Cain's protagonists were unsentimental, brooding, compulsive antiheroes capable of remarkable levels of violence. The 1933 New York Times review of Fast One called the lead character, gangster Gerry Kells, "so ferocious a hoodlum ... a sot, drug addict, two-gun deadshot." Rather than traditional detectives, most Cain protagonists were gangsters or at least on the wrong side of the law. Washington Post literary critic Michael Dirda called Cain's style "lean, stripped-down prose, affectless narrative voice" leavened by touches of "wry humor". He noted that "The narrative's point of view is nearly always external: People talk, actions are starkly described, no explanations are given, and we can only guess what Kells or other characters are thinking. The prose is similar to Hemingway's, but even leaner."

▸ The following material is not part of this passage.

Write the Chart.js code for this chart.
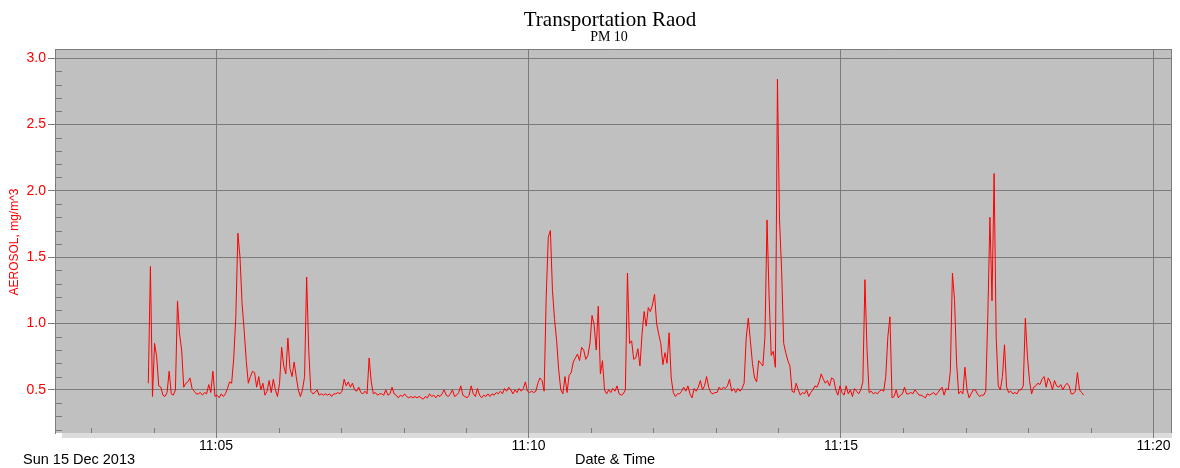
<!DOCTYPE html>
<html>
<head>
<meta charset="utf-8">
<title>Transportation Raod - PM 10</title>
<script src="https://cdn.jsdelivr.net/npm/chart.js@4/dist/chart.umd.min.js"></script>
<style>
  html, body { margin: 0; padding: 0; background: #ffffff; }
  canvas { display: block; }
</style>
</head>
<body>
<canvas id="chart" width="1180" height="468"></canvas>
<script>
// Logger samples: first sample time (seconds after 11:00:00) and sampling interval
const startSeconds = 235;   // 11:03:55
const stepSeconds = 2;

// AEROSOL concentration, mg/m^3, one value per sample
const aerosol = [
  0.55,1.43,0.45,0.85,0.75,0.53,0.52,0.46,0.45,0.48,
  0.64,0.47,0.46,0.50,1.17,0.92,0.80,0.52,0.55,0.56,
  0.59,0.51,0.49,0.47,0.47,0.48,0.46,0.48,0.47,0.54,
  0.48,0.64,0.45,0.46,0.44,0.47,0.45,0.47,0.51,0.56,
  0.55,0.74,1.05,1.68,1.50,1.15,0.95,0.72,0.55,0.60,
  0.64,0.63,0.52,0.60,0.50,0.55,0.46,0.49,0.57,0.48,
  0.58,0.50,0.45,0.55,0.82,0.68,0.62,0.89,0.66,0.60,
  0.71,0.60,0.50,0.45,0.50,0.60,1.35,0.80,0.49,0.47,
  0.48,0.50,0.46,0.47,0.46,0.47,0.46,0.47,0.45,0.47,
  0.47,0.48,0.47,0.49,0.58,0.53,0.56,0.52,0.55,0.50,
  0.49,0.52,0.48,0.47,0.49,0.47,0.74,0.56,0.47,0.48,
  0.46,0.47,
  0.47,0.46,0.50,0.46,0.47,0.52,0.47,0.46,0.44,0.46,
  0.45,0.47,0.45,0.44,0.45,0.44,0.45,0.44,0.45,0.44,
  0.43,0.45,0.44,0.47,0.45,0.46,0.44,0.46,0.45,0.47,
  0.50,0.46,0.45,0.47,0.50,0.45,0.46,0.48,0.53,0.46,
  0.45,0.44,0.46,0.53,0.47,0.45,0.51,0.46,0.44,0.46,
  0.45,0.47,0.45,0.47,0.46,0.48,0.47,0.49,0.47,0.51,
  0.49,0.52,0.50,0.47,0.50,0.48,0.51,0.49,0.51,0.56,
  0.49,0.48,0.49,0.48,0.49,0.55,0.59,0.57,0.49,1.20,
  1.65,1.70,1.25,1.03,0.87,0.65,0.50,0.47,0.60,0.48,
  0.61,0.63,0.71,0.74,0.77,0.72,0.82,0.80,0.73,0.76,
  0.85,1.06,0.99,0.80,1.13,0.62,0.72,0.50,0.47,0.50,
  0.48,0.51,0.49,0.53,0.47,
  0.46,0.47,0.50,1.38,0.85,0.87,0.73,0.74,0.81,0.68,
  0.92,1.09,0.98,1.12,1.09,1.14,1.22,1.00,0.92,0.85,
  0.69,0.78,0.70,0.93,0.59,0.48,0.45,0.47,0.47,0.49,
  0.52,0.49,0.53,0.47,0.44,0.51,0.49,0.52,0.57,0.50,
  0.53,0.60,0.52,0.48,0.47,0.48,0.48,0.52,0.50,0.52,
  0.51,0.53,0.58,0.49,0.51,0.48,0.51,0.49,0.51,0.55,
  0.89,1.04,0.87,0.70,0.59,0.56,0.72,0.70,0.68,0.90,
  1.78,1.20,0.76,0.79,0.67,2.84,1.78,1.40,0.85,0.78,
  0.72,0.68,0.49,0.48,0.55,0.50,0.46,0.48,0.47,0.50,
  0.45,0.48,0.50,0.53,0.52,0.56,0.62,0.58,0.55,0.57,
  0.53,0.59,0.58,0.50,0.46,0.53,0.48,0.46,0.53,0.47,
  0.50,0.45,0.51,0.49,0.47,
  0.50,0.56,1.33,0.80,0.48,0.49,0.47,0.48,0.47,0.49,
  0.50,0.49,0.60,0.90,1.05,0.44,0.45,0.50,0.44,0.46,
  0.47,0.52,0.47,0.47,0.48,0.47,0.50,0.48,0.46,0.46,
  0.45,0.44,0.47,0.46,0.47,0.48,0.46,0.48,0.50,0.52,
  0.46,0.51,0.50,0.64,1.38,1.18,0.70,0.47,0.49,0.47,
  0.67,0.50,0.44,0.47,0.50,0.50,0.47,0.45,0.46,0.46,
  0.49,1.07,1.80,1.17,2.13,0.90,0.53,0.50,0.60,0.84,
  0.52,0.48,0.49,0.47,0.48,0.47,0.50,0.50,0.53,1.04,
  0.75,0.57,0.47,0.52,0.53,0.55,0.54,0.58,0.60,0.52,
  0.59,0.56,0.50,0.57,0.53,0.52,0.54,0.50,0.53,0.55,
  0.53,0.47,0.47,0.49,0.63,0.50,0.48,0.46
];

// Time axis (seconds after 11:00:00)
const xRange = [145.4, 1217.8];
const majorTickSeconds = [300, 600, 900, 1200];
const tickLabels = ['11:05', '11:10', '11:15', '11:20'];
const minorTickSeconds = [180, 240, 360, 420, 480, 540, 660, 720, 780, 840, 960, 1020, 1080, 1140];

// Value axis
const yRange = [0.175, 3.068];
const yMajorTicks = [0.5, 1.0, 1.5, 2.0, 2.5, 3.0];
const yMinorTicks = [0.2, 0.3, 0.4, 0.6, 0.7, 0.8, 0.9, 1.1, 1.2, 1.3, 1.4, 1.6, 1.7, 1.8, 1.9,
                     2.1, 2.2, 2.3, 2.4, 2.6, 2.7, 2.8, 2.9];

const chartTitle = 'Transportation Raod';
const chartSubtitle = 'PM 10';
const yTitle = 'AEROSOL, mg/m^3';
const xTitle = 'Date & Time';
const dateLabel = 'Sun 15 Dec 2013';

const SANS = '"Liberation Sans", Arial, sans-serif';
const SERIF = '"Liberation Serif", "Times New Roman", serif';
const GRID = '#7c7c7c';

const points = aerosol.map((v, i) => ({ x: startSeconds + i * stepSeconds, y: v }));

// Plot background, floor band, minor ticks, frame and captions
const framePlugin = {
  id: 'frame',
  beforeDraw(chart) {
    const { ctx, chartArea: a } = chart;
    ctx.save();
    ctx.fillStyle = '#ffffff';
    ctx.fillRect(0, 0, chart.width, chart.height);
    ctx.fillStyle = '#c0c0c0';
    ctx.fillRect(a.left, a.top, a.right - a.left, a.bottom - a.top);
    ctx.fillStyle = '#dcdcdc';
    ctx.fillRect(a.left + 7, a.bottom, a.right - a.left - 7, 5);
    ctx.restore();
  },
  beforeDatasetsDraw(chart) {
    const { ctx, chartArea: a, scales } = chart;
    ctx.save();
    ctx.strokeStyle = GRID;
    ctx.lineWidth = 1;
    ctx.beginPath();
    yMinorTicks.forEach(v => {
      const y = Math.round(scales.y.getPixelForValue(v)) + 0.5;
      ctx.moveTo(a.left, y);
      ctx.lineTo(a.left + 7, y);
    });
    minorTickSeconds.forEach(s => {
      const x = Math.round(scales.x.getPixelForValue(s)) + 0.5;
      ctx.moveTo(x, a.bottom);
      ctx.lineTo(x, a.bottom - 5);
    });
    ctx.stroke();
    ctx.restore();
  },
  afterDraw(chart) {
    const { ctx, chartArea: a } = chart;
    ctx.save();
    ctx.strokeStyle = GRID;
    ctx.lineWidth = 1;
    ctx.beginPath();
    ctx.moveTo(a.left, Math.round(a.top) + 0.5);
    ctx.lineTo(a.right, Math.round(a.top) + 0.5);
    ctx.moveTo(Math.round(a.right) - 0.5, a.top);
    ctx.lineTo(Math.round(a.right) - 0.5, a.bottom);
    ctx.stroke();

    ctx.fillStyle = '#000000';
    ctx.textAlign = 'center';
    ctx.textBaseline = 'alphabetic';
    ctx.font = '21px ' + SERIF;
    ctx.fillText(chartTitle, 610, 26);
    ctx.font = '14px ' + SERIF;
    ctx.fillText(chartSubtitle, 609, 41);

    ctx.font = '14.5px ' + SANS;
    ctx.fillText(xTitle, 615, 464);
    ctx.textAlign = 'left';
    ctx.fillText(dateLabel, 23, 464);

    ctx.translate(15, 242);
    ctx.rotate(-Math.PI / 2);
    ctx.textAlign = 'center';
    ctx.textBaseline = 'middle';
    ctx.fillStyle = '#ff0000';
    ctx.font = '12px ' + SANS;
    ctx.fillText(yTitle, 0, 0);
    ctx.restore();
  }
};

new Chart(document.getElementById('chart'), {
  type: 'line',
  data: {
    datasets: [{
      data: points,
      borderColor: '#ff0000',
      borderWidth: 1,
      pointRadius: 0,
      tension: 0,
      fill: false
    }]
  },
  options: {
    responsive: false,
    animation: false,
    layout: { padding: { top: 49, right: 8, left: 0, bottom: 0 } },
    plugins: {
      legend: { display: false },
      tooltip: { enabled: false },
      title: { display: false }
    },
    scales: {
      x: {
        type: 'linear',
        min: xRange[0],
        max: xRange[1],
        afterFit(scale) { scale.height = 35; },
        afterBuildTicks(scale) { scale.ticks = majorTickSeconds.map(v => ({ value: v })); },
        ticks: {
          autoSkip: false,
          maxRotation: 0,
          padding: 0,
          color: '#000000',
          font: { family: SANS, size: 14 },
          callback: (value, index) => tickLabels[index]
        },
        grid: { color: GRID, tickColor: GRID, tickLength: 5, lineWidth: 1 },
        border: { display: false }
      },
      y: {
        type: 'linear',
        min: yRange[0],
        max: yRange[1],
        afterFit(scale) { scale.width = 55; },
        afterBuildTicks(scale) { scale.ticks = yMajorTicks.map(v => ({ value: v })); },
        ticks: {
          padding: 2,
          color: '#ff0000',
          font: { family: SANS, size: 14 },
          callback: value => value.toFixed(1)
        },
        grid: { color: GRID, tickColor: GRID, tickLength: 7, lineWidth: 1 },
        border: { display: true, color: GRID }
      }
    }
  },
  plugins: [framePlugin]
});
</script>
</body>
</html>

Cain's noir stories were among the first in the genre to be set in Los Angeles. Fast One included a scene set at the iconic restaurant and writer hangout Musso & Frank Grill.
Several stories are set in the world of Hollywood, and feature lead characters who work in or near the movie industry.

==Personal life==
Sims married Virginia Maxine Glau in 1939, changing her name to Mechel Ruric; she was nearly 20 years his junior. The marriage dissolved in 1943 due to his alcoholism. He married again in 1945 or 1946 to writer Virginia Radcliffe, with whom he collaborated on several radio scripts; that marriage lasted until about 1950. In 1955, now living in Europe and suffering from poor health, Sims married again, this time to a young Virginia woman named Peggy Gregson who was 30 years younger than him; the couple had two sons. They moved to California and then Virginia, where she stayed; he moved on to Cuba and Los Angeles again, and she remarried in 1962.

He called himself Peter Ruric, rather than George Sims, for most of his life. The friend who settled his affairs after his death, in fact, did not know that his original name was George Sims.

==Death==
Sims died of cancer in North Hollywood in 1966.